__Records excerpted from a collection__
# # #

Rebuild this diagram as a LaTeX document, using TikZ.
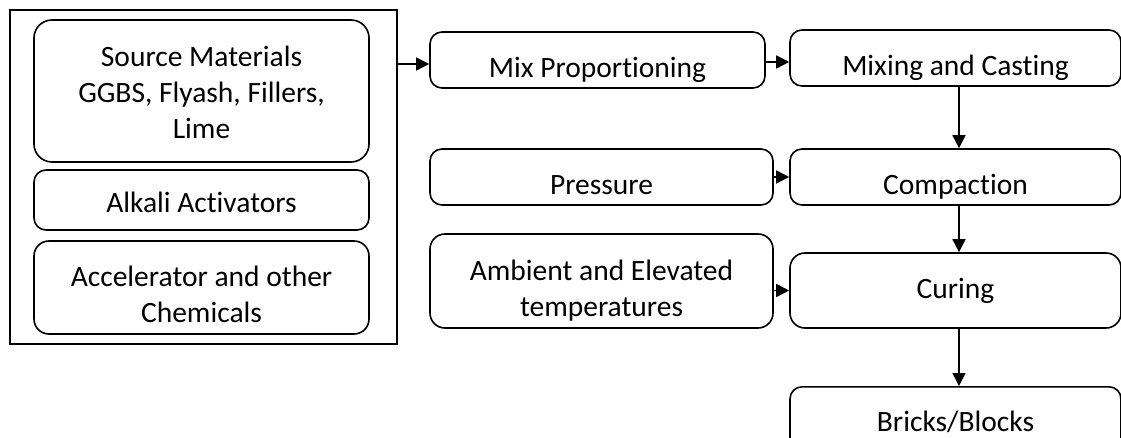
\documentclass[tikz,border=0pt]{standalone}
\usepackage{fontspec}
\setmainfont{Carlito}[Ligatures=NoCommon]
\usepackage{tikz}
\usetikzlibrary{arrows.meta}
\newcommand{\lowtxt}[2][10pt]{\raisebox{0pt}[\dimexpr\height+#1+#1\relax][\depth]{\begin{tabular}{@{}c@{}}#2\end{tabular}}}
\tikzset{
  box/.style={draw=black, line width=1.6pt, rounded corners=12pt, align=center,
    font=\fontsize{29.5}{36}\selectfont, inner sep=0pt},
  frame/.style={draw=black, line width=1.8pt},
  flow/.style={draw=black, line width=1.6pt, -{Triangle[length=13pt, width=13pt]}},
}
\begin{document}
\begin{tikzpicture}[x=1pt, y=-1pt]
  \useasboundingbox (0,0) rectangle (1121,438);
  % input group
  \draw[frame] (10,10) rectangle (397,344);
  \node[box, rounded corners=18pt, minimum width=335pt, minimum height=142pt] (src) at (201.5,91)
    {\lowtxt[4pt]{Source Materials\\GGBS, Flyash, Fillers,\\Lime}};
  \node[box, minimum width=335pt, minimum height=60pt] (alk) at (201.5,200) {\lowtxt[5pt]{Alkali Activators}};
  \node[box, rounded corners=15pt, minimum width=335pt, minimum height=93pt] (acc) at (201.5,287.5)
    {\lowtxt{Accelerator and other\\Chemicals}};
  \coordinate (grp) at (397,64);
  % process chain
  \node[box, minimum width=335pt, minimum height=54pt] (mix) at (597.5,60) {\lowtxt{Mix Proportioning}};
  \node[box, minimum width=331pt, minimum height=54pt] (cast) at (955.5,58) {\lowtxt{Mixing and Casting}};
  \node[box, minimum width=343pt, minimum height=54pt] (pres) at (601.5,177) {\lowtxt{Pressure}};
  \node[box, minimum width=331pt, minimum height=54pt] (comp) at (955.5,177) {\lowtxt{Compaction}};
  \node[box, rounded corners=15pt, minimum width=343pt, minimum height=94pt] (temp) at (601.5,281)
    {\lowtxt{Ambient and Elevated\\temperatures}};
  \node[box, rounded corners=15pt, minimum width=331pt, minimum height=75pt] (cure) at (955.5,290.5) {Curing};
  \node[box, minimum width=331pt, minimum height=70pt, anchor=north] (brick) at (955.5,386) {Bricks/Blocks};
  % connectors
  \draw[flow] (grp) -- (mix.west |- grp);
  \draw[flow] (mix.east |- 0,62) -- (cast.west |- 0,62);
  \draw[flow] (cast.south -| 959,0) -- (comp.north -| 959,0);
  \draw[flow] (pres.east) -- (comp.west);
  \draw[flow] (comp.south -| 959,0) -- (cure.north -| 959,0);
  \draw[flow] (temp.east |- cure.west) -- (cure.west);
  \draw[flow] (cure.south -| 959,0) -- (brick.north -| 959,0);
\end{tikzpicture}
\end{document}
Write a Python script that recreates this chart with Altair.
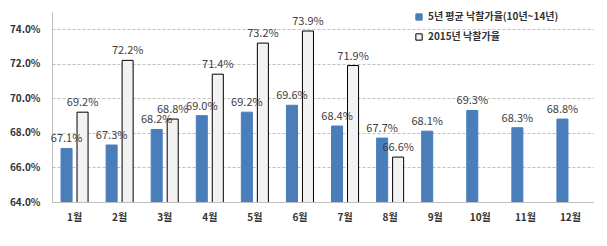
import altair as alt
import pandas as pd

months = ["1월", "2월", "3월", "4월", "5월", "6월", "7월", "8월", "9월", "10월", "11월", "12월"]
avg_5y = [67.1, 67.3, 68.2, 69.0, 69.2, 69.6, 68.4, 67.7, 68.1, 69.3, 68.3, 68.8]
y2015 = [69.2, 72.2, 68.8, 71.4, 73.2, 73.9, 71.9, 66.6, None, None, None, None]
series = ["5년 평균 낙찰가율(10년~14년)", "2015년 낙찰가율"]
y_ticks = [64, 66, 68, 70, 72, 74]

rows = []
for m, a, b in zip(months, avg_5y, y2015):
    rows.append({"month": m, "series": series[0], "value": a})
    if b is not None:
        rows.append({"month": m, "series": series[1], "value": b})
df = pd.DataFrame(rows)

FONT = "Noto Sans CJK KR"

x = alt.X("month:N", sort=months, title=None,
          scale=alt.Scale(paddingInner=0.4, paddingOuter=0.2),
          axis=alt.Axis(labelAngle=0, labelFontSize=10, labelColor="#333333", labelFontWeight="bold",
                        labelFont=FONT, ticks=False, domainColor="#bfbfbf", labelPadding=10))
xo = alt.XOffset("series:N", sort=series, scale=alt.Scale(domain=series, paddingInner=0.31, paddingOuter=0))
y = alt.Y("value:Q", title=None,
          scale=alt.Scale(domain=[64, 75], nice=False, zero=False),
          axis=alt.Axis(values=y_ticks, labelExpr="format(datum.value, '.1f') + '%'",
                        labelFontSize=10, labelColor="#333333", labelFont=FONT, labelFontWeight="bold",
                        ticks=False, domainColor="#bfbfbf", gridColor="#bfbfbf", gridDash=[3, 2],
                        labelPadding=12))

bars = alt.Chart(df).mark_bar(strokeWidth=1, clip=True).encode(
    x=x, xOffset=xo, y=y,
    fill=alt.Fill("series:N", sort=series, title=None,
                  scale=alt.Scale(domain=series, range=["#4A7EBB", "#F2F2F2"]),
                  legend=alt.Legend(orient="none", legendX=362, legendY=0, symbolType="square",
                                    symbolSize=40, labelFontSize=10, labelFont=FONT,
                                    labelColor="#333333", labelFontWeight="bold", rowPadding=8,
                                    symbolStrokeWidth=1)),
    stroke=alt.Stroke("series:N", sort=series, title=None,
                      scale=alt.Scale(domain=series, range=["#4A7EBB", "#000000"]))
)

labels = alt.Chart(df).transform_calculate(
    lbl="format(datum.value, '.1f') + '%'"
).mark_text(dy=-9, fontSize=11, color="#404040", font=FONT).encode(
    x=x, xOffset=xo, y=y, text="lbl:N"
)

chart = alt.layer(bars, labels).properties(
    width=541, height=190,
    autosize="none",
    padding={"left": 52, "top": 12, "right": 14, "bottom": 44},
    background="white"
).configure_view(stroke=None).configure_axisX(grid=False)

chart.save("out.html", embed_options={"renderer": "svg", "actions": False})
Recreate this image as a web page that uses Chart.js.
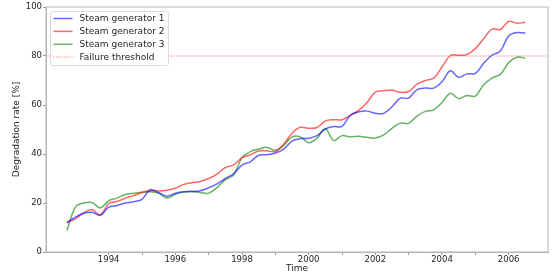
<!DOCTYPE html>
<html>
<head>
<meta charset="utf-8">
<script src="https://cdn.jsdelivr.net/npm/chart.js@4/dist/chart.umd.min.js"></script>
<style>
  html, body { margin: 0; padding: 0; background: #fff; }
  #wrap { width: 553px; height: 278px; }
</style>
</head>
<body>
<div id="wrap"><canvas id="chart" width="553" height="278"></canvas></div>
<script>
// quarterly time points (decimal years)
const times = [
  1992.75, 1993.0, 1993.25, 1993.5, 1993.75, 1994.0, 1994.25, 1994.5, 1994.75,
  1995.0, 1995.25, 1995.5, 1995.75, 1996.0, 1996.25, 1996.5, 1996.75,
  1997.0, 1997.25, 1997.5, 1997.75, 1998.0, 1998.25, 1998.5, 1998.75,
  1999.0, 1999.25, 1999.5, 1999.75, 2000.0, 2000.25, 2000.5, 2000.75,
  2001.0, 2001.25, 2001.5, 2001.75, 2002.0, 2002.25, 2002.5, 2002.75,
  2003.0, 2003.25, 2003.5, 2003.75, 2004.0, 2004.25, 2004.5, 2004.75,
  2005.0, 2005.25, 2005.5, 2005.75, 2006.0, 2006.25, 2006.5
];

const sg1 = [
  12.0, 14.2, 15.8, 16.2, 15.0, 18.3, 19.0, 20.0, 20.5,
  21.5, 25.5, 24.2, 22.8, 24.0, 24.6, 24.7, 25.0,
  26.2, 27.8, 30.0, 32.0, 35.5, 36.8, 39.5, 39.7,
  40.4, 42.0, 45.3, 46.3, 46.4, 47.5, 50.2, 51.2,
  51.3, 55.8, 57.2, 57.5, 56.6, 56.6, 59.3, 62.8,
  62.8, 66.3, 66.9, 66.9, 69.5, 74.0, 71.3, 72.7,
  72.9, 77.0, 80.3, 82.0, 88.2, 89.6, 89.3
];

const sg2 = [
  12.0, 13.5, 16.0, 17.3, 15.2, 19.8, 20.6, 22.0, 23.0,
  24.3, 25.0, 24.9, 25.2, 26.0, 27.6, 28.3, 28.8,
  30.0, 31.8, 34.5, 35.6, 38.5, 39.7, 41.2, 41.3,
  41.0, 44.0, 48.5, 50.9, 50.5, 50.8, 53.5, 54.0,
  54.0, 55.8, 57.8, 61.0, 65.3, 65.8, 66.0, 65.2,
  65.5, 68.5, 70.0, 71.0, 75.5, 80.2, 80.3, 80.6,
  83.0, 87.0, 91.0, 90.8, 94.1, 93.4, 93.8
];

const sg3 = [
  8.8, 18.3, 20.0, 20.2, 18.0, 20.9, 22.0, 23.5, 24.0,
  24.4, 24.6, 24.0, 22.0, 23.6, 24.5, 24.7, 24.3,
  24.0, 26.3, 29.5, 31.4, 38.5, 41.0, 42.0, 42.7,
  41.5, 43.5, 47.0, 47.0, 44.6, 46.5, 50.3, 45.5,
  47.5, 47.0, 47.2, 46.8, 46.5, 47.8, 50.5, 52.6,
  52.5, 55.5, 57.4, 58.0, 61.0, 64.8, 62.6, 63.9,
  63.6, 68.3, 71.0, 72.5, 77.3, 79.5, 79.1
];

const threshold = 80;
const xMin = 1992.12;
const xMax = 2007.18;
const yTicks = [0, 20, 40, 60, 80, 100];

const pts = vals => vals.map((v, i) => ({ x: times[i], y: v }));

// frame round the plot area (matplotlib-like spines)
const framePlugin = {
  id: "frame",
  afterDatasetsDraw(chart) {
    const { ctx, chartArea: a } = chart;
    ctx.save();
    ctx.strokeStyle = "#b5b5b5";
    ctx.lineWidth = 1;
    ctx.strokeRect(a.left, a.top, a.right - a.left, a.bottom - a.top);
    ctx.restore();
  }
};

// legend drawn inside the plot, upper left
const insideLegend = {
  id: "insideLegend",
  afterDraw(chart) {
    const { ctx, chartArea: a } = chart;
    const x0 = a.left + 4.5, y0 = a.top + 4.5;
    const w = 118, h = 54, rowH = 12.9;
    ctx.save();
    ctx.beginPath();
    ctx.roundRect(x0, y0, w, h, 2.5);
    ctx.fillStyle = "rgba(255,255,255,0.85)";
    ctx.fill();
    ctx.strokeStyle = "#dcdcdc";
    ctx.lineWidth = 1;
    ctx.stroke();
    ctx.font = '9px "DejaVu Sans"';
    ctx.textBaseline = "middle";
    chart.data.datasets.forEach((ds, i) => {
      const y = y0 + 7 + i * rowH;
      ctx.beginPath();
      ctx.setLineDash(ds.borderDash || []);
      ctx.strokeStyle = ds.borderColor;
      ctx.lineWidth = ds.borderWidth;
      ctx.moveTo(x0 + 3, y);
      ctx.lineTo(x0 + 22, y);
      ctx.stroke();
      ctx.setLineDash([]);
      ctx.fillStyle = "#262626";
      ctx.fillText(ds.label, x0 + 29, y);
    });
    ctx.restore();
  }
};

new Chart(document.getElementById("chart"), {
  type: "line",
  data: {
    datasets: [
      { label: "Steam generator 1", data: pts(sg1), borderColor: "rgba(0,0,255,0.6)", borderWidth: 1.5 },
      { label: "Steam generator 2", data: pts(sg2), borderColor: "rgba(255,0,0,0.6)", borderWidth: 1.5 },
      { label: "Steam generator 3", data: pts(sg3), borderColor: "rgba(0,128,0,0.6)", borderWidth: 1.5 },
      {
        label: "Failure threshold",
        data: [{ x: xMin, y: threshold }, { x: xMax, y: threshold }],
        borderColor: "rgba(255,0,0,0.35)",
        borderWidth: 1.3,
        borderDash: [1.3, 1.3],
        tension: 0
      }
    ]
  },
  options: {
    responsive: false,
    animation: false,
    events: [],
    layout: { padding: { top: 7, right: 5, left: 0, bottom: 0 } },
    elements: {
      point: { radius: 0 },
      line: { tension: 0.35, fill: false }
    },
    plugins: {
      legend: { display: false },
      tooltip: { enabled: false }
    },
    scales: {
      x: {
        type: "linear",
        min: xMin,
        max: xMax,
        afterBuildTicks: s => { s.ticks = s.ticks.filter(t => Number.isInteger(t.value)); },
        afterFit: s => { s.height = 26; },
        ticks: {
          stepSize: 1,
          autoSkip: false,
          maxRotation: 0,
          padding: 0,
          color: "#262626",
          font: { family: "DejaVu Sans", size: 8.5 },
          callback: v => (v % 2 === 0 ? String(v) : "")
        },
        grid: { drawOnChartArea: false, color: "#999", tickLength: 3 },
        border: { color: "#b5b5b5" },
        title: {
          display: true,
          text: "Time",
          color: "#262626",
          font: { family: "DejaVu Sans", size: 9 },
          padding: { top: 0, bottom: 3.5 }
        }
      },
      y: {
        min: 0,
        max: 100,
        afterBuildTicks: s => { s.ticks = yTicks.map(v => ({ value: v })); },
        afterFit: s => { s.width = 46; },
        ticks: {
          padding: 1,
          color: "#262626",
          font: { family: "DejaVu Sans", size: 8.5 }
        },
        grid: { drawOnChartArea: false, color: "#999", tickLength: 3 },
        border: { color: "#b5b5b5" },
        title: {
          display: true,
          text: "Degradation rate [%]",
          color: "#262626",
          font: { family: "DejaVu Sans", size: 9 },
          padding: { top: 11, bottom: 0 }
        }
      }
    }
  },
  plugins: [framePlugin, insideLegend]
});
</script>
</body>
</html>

# # #

__WHAT THE TASK ASKS__
Find each line holding the string "this" and copy it out.

__THE REPLY__
Rebuild this diagram as a LaTeX document, using TikZ.
Write a Python script that recreates this chart with Altair.
Recreate this image as a web page that uses Chart.js.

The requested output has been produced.